The Broch of Gurness is an Iron Age broch village. Settlement here began sometime between 500 and 200 BC. At the centre of the settlement is a stone tower or broch, which once probably reached a height of around 10 metres. Its interior is divided into sections by upright slabs. The tower features two skins of drystone walls, with stone-floored galleries in between. These are accessed by steps. Stone ledges suggest that there was once an upper storey with a timber floor. The roof would have been thatched, surrounded by a wall walk linked by stairs to the ground floor. The broch features two hearths and a subterranean stone cistern with steps leading down into it. It is thought to have some religious significance, relating to an Iron Age cult of the underground.

The remains of the central tower are up to 3.6 metres high, and the stone walls are up to 4.1 metres thick. The tower was likely inhabited by the principal family or clan of the area but also served as a last resort for the village in case of an attack.

The broch continued to be inhabited while it began to collapse and the original structures were altered. The cistern was filled in and the interior was repartitioned. The ruin visible today reflects this secondary phase of the broch's use.

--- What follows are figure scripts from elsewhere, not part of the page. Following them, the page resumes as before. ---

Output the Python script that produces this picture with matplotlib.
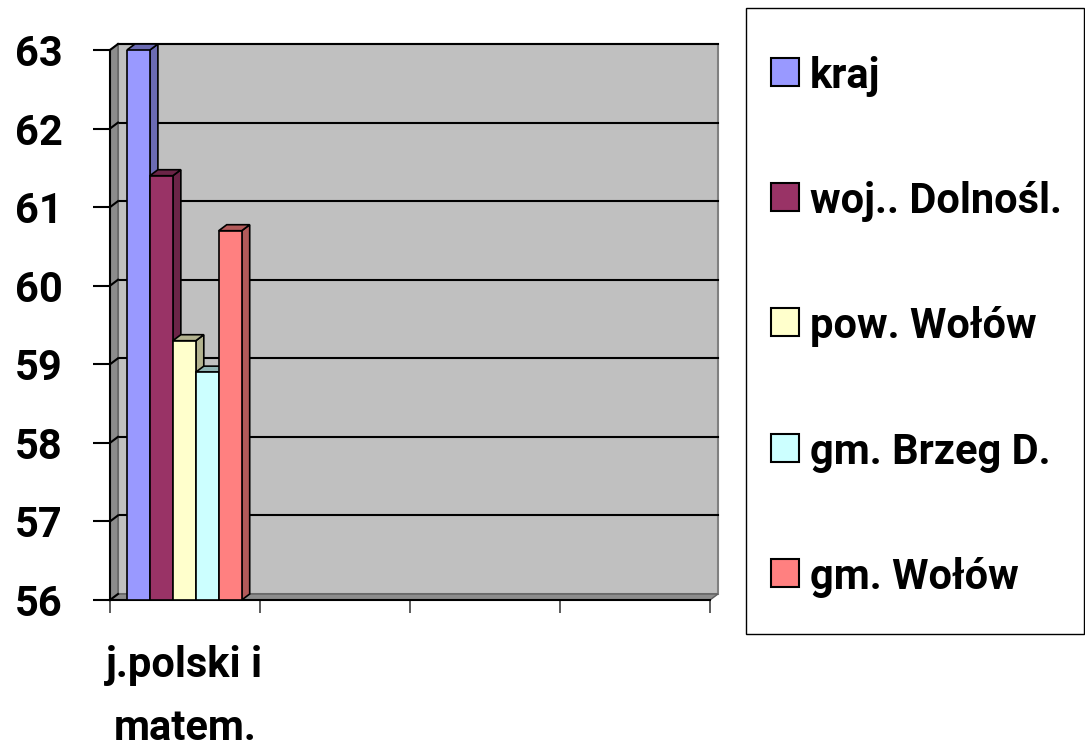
import matplotlib
matplotlib.use("Agg")
import matplotlib.pyplot as plt
from matplotlib.patches import Rectangle, Polygon
from matplotlib.transforms import ScaledTranslation, IdentityTransform
import numpy as np

# data
categories = ["j.polski i\nmatem.", "", "", ""]
series = ["kraj", "woj.. Dolnośl.", "pow. Wołów", "gm. Brzeg D.", "gm. Wołów"]
values = [63.0, 61.4, 59.3, 58.9, 60.7]
colors = ["#9999FF", "#993366", "#FFFFCC", "#CCFFFF", "#FF8080"]
side_colors = ["#6b6bb3", "#6b2447", "#b3b38f", "#8fb3b3", "#b35a5a"]
yticks = [56, 57, 58, 59, 60, 61, 62, 63]

plt.rcParams["font.family"] = ["Roboto", "DejaVu Sans"]
plt.rcParams["font.weight"] = "bold"

W, H = 1085, 749
fig = plt.figure(figsize=(W / 100, H / 100), dpi=100)
ax = fig.add_axes([110 / W, 149 / H, 600 / W, 550 / H])
ax.set_xlim(0, len(categories))
ax.set_ylim(56, 63)
ax.patch.set_visible(False)

# 3D depth offset (pixels)
dx, dy = 8, 6
off = ScaledTranslation(dx / 100, dy / 100, fig.dpi_scale_trans)
back = ax.transData + off

# back wall
ax.add_patch(Rectangle((0, 56), len(categories), 7, transform=back,
                       facecolor="#c0c0c0", edgecolor="#808080", lw=1.5, zorder=0, clip_on=False))
for v in yticks[1:]:
    ax.plot([0, len(categories)], [v, v], color="black", lw=1.5, transform=back, zorder=1, clip_on=False)


def to_px(pts):
    return ax.transData.transform(pts)


# left wall and floor
fl = to_px([(0, 56), (0, 63)])
ax.add_patch(Polygon([fl[0], fl[1], fl[1] + [dx, dy], fl[0] + [dx, dy]], closed=True,
                     transform=IdentityTransform(), facecolor="#8c8c8c", edgecolor="#606060",
                     lw=1, zorder=1, clip_on=False))
for v in yticks:
    p = to_px([(0, v)])[0]
    ax.plot([p[0], p[0] + dx], [p[1], p[1] + dy], color="black", lw=1.5,
            transform=IdentityTransform(), zorder=2, clip_on=False)
fb = to_px([(0, 56), (len(categories), 56)])
ax.add_patch(Polygon([fb[0], fb[1], fb[1] + [dx, dy], fb[0] + [dx, dy]], closed=True,
                     transform=IdentityTransform(), facecolor="#8c8c8c", edgecolor="#606060",
                     lw=1, zorder=1, clip_on=False))

# bars
bar_w = 0.153
x0 = 0.113
for i, (name, v) in enumerate(zip(series, values)):
    left = x0 + i * bar_w
    ax.bar(left, v - 56, bottom=56, width=bar_w, align="edge", color=colors[i],
           edgecolor="black", lw=1.2, zorder=5 + i)
    c = to_px([(left, 56), (left + bar_w, 56), (left + bar_w, v), (left, v)])
    side = [c[1], c[2], c[2] + [dx, dy], c[1] + [dx, dy]]
    top = [c[3], c[2], c[2] + [dx, dy], c[3] + [dx, dy]]
    ax.add_patch(Polygon(side, closed=True, transform=IdentityTransform(), facecolor=side_colors[i],
                         edgecolor="black", lw=1.2, zorder=4 + i, clip_on=False))
    ax.add_patch(Polygon(top, closed=True, transform=IdentityTransform(), facecolor=side_colors[i],
                         edgecolor="black", lw=1.2, zorder=4 + i, clip_on=False))

# axes
for s in ["top", "right"]:
    ax.spines[s].set_visible(False)
ax.spines["left"].set_linewidth(1.5)
ax.spines["bottom"].set_linewidth(1.5)
ax.spines["left"].set_zorder(3)
ax.set_yticks(yticks)
ax.set_yticklabels([str(t) for t in yticks], fontsize=30, fontweight="bold")
ax.tick_params(axis="y", length=12, width=1.5, pad=22)
ax.set_xticks(np.arange(len(categories) + 1))
ax.set_xticklabels([""] * (len(categories) + 1))
ax.tick_params(axis="x", length=9, width=1.2, color="#404040")
for i, cat in enumerate(categories):
    if cat:
        ax.text(i + 0.5, -0.082, cat, transform=ax.get_xaxis_transform(), ha="center", va="top",
                fontsize=30, fontweight="bold", linespacing=1.68)

# legend box (drawn by hand so the spacing matches)
fig.patches.append(Rectangle((746 / W, 1 - 634 / H), (1084 - 746) / W, (634 - 8) / H,
                             transform=fig.transFigure, facecolor="white", edgecolor="black",
                             lw=1, zorder=0))
row_y = [72, 197, 322, 448, 573]
for name, col, yy in zip(series, colors, row_y):
    fig.patches.append(Rectangle((771 / W, 1 - (yy + 14) / H), 28 / W, 28 / H,
                                 transform=fig.transFigure, facecolor=col, edgecolor="black",
                                 lw=1.5, zorder=2))
    fig.text(810 / W, 1 - yy / H, name, ha="left", va="center_baseline", fontsize=30,
             fontweight="bold")

fig.savefig("out.png", dpi=100)
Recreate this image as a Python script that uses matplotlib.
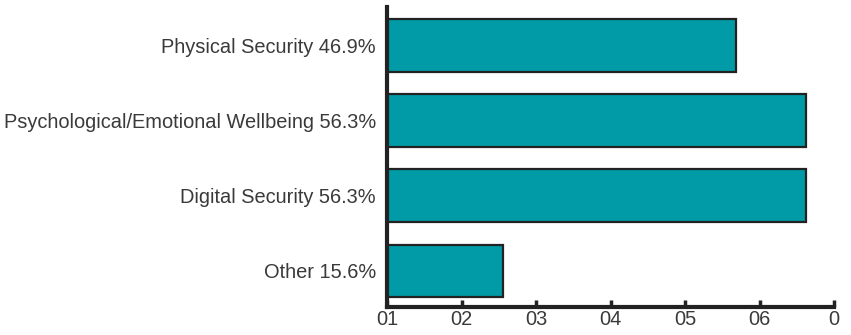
import matplotlib
matplotlib.use("Agg")
import matplotlib.pyplot as plt

categories = ["Other 15.6%", "Digital Security 56.3%",
              "Psychological/Emotional Wellbeing 56.3%", "Physical Security 46.9%"]
values = [15.6, 56.3, 56.3, 46.9]
tick_values = [0, 10, 20, 30, 40, 50, 60]
tick_labels = ["01", "02", "03", "04", "05", "06", "0"]

plt.rcParams['font.family'] = ['Liberation Sans', 'DejaVu Sans']

fig = plt.figure(figsize=(8.51, 3.35), dpi=100)
ax = fig.add_axes([387 / 851, 28 / 335, (834 - 387) / 851, 300 / 335])

ax.barh(range(len(values)), values, height=0.7, color="#009ba6",
        edgecolor="#222222", linewidth=1.6)

ax.set_xlim(0, 60)
ax.set_ylim(-0.48, 3.51)
ax.set_yticks(range(len(categories)))
ax.set_yticklabels(categories, fontsize=14.4, color="#3a3a3a")
ax.set_xticks(tick_values)
ax.set_xticklabels(tick_labels, fontsize=14.4, color="#3a3a3a")

for side in ["top", "right"]:
    ax.spines[side].set_visible(False)
for side in ["left", "bottom"]:
    ax.spines[side].set_linewidth(3)
    ax.spines[side].set_color("#222222")

ax.tick_params(axis="y", length=0, pad=8)
ax.tick_params(axis="x", direction="in", length=5, width=2.5, color="#222222", pad=2)

fig.savefig("out.png", dpi=100)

The site is surrounded by three ditches cut out of the rock with stone ramparts, encircling an area of around 45 metres diameter. The remains of numerous small stone dwellings with small yards and sheds can be found between the inner ditch and the tower. These were built after the tower, but were a part of the settlement's initial conception. A 'main street' connects the outer entrance to the broch. The settlement is the best-preserved of all broch villages.

Pieces of a Roman amphora dating to before 60 AD were found here, lending weight to the record that a 'King of Orkney' submitted to Emperor Claudius at Colchester in 43 AD.

At some point after 100 AD the broch was abandoned and the ditches filled in. It is thought that settlement at the broch continued into the 5th century AD, the period known as Pictish times. By that time the broch was not used anymore and some of its stones were reused to build smaller dwellings on top of the earlier buildings. Until about the 8th century, the site was just a single farmstead.

In the 9th century, a Norse woman was buried at the site in a stone-lined grave with two bronze brooches and a sickle and knife made from iron. Other finds suggest that Norse men were buried here too.